▶ _Stated problem_
Within the records below, reproduce without change the lines from the line that has "Write the Plotly code for this chart." through the line that has "0.992, 0.997, 0.999]", and only those.
══ Records supplied ══
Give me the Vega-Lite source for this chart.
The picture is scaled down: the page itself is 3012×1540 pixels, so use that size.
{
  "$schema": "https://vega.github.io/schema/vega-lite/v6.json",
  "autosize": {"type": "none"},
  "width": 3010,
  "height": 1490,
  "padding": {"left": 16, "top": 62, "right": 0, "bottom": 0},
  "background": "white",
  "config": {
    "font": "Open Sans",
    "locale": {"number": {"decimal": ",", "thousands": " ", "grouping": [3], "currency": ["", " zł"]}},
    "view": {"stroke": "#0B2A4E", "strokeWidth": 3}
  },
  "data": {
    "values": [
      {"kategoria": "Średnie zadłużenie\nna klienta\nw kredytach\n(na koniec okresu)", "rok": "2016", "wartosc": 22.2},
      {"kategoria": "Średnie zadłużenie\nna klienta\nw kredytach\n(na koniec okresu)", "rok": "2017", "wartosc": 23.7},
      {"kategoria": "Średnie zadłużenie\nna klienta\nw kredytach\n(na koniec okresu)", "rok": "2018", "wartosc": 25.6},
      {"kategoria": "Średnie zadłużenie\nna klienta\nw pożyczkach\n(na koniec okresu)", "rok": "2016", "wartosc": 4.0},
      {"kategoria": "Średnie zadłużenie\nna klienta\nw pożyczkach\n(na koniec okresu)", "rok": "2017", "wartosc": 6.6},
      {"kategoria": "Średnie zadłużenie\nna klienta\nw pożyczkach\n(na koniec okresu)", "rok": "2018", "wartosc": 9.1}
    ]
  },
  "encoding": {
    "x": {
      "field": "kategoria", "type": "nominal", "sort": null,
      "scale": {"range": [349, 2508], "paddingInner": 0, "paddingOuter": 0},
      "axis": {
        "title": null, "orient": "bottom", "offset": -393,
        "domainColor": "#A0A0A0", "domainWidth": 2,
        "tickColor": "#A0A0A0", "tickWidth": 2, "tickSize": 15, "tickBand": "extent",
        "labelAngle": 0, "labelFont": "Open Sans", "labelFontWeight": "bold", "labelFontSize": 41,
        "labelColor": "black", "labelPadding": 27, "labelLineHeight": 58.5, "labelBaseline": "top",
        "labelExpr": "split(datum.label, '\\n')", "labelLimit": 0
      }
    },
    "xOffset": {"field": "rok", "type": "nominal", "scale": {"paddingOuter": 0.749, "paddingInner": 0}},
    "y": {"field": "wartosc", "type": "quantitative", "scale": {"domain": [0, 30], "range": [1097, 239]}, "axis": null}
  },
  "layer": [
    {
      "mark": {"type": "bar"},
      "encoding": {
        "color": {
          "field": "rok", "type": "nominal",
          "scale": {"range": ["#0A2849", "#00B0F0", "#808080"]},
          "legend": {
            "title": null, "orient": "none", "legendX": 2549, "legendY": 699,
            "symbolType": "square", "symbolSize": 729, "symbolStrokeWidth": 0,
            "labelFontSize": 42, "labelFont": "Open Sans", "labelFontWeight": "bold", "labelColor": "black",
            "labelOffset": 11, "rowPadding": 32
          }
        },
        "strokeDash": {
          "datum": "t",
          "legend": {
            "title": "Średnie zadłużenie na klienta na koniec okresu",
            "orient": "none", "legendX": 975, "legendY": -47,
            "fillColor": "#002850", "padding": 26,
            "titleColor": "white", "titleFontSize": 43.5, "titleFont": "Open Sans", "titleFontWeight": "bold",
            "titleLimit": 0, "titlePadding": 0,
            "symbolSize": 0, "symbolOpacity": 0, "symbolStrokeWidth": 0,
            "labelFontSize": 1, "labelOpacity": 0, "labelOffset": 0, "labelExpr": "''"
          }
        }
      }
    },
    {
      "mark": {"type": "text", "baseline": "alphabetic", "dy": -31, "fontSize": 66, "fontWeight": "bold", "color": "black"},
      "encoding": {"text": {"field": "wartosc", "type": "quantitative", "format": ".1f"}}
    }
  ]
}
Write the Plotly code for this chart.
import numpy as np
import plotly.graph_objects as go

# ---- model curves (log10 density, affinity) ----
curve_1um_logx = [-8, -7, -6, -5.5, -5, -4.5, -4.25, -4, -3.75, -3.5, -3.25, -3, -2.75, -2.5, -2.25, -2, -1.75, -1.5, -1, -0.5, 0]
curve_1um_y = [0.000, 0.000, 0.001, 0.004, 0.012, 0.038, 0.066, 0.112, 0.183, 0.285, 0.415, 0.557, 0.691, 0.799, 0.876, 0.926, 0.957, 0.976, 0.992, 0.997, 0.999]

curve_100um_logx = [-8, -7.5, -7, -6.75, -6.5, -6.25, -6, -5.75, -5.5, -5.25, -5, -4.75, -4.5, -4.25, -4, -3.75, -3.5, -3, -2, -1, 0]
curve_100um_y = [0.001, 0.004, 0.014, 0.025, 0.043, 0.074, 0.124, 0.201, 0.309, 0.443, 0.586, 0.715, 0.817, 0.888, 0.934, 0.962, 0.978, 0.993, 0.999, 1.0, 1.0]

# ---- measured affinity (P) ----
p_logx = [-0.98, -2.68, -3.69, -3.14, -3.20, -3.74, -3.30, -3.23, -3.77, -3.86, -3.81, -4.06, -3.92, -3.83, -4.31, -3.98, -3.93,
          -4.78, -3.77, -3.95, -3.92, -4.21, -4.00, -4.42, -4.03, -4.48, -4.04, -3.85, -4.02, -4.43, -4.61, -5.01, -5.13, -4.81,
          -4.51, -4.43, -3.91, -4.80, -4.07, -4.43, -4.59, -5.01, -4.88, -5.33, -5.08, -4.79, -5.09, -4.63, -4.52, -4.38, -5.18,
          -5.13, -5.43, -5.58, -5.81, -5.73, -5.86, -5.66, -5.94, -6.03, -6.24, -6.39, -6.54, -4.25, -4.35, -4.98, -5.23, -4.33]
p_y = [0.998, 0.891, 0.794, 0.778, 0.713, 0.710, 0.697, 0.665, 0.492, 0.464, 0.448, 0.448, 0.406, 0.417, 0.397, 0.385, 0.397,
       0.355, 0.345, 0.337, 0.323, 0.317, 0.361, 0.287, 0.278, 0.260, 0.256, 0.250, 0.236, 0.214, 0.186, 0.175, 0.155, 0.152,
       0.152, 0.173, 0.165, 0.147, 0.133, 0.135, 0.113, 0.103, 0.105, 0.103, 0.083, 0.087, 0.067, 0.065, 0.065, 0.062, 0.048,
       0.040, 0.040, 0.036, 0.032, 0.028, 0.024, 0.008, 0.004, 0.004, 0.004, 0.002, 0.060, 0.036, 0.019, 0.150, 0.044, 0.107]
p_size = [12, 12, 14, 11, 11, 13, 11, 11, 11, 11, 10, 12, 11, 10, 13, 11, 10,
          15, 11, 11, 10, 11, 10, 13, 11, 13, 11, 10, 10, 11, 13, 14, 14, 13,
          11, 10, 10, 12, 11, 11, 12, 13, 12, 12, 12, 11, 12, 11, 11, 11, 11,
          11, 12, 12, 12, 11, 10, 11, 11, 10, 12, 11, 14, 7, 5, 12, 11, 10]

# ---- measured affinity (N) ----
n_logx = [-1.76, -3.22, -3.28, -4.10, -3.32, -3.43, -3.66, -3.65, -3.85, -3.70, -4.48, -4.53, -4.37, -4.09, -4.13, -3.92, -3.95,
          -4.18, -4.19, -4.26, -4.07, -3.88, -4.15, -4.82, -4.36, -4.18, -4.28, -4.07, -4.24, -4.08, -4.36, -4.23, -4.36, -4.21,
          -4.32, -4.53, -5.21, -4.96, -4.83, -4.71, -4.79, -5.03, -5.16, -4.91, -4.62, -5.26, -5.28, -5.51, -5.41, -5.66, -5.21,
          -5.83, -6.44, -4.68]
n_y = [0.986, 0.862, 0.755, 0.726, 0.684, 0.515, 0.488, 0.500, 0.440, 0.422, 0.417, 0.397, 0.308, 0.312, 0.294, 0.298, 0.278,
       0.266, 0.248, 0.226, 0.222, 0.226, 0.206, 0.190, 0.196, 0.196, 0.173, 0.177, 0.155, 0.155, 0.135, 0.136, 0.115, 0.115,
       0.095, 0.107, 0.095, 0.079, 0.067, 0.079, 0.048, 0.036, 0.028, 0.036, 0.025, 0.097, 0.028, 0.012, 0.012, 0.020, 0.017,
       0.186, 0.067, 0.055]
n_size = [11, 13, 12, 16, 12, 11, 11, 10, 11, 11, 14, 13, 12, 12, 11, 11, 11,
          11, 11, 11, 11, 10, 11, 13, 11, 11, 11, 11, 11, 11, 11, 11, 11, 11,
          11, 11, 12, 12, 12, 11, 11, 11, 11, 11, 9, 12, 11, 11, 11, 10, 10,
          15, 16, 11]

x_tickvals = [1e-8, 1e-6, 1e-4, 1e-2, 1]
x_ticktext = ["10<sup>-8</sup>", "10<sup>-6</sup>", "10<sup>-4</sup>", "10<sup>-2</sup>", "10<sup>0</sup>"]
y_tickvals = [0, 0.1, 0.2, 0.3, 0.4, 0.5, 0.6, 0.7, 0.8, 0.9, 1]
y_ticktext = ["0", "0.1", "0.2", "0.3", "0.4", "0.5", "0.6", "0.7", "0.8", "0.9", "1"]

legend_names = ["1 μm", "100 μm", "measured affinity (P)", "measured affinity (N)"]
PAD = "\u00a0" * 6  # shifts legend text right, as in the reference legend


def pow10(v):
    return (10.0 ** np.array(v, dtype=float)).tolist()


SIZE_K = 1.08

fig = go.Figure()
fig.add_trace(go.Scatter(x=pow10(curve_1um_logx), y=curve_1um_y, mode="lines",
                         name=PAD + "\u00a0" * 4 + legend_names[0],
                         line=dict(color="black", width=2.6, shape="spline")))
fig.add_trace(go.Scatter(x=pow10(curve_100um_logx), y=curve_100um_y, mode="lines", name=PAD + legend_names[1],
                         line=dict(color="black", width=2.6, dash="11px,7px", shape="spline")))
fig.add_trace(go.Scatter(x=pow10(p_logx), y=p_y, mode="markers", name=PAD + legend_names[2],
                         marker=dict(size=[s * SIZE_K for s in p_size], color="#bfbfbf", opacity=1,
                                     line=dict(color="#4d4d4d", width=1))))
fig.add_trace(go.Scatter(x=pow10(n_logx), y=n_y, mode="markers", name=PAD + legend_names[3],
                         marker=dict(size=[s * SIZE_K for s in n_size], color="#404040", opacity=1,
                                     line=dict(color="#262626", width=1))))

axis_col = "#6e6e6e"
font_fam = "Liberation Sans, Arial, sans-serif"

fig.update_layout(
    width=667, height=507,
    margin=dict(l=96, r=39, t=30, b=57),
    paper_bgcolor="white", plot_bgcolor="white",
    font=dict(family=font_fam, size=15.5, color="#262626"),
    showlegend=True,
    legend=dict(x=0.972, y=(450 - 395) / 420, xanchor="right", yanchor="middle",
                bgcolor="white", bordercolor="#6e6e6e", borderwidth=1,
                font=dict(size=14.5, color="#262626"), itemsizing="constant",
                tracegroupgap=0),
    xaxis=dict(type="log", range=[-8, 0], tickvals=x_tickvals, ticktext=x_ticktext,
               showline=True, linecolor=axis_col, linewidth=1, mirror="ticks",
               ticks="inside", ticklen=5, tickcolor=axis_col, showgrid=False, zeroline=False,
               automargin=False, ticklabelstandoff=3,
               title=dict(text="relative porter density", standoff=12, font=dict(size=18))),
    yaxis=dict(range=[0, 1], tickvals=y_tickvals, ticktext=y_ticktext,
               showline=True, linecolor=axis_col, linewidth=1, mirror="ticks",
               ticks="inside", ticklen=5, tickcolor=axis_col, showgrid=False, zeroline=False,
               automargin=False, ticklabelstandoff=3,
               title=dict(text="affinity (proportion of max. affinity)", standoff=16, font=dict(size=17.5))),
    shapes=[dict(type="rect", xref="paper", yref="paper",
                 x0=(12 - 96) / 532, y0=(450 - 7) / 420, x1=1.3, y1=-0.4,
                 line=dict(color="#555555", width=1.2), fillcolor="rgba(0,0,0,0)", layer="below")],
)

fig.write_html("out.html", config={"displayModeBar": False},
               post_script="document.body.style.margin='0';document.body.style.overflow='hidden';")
═══
▶ _Correct output_
Write the Plotly code for this chart.
import numpy as np
import plotly.graph_objects as go

# ---- model curves (log10 density, affinity) ----
curve_1um_logx = [-8, -7, -6, -5.5, -5, -4.5, -4.25, -4, -3.75, -3.5, -3.25, -3, -2.75, -2.5, -2.25, -2, -1.75, -1.5, -1, -0.5, 0]
curve_1um_y = [0.000, 0.000, 0.001, 0.004, 0.012, 0.038, 0.066, 0.112, 0.183, 0.285, 0.415, 0.557, 0.691, 0.799, 0.876, 0.926, 0.957, 0.976, 0.992, 0.997, 0.999]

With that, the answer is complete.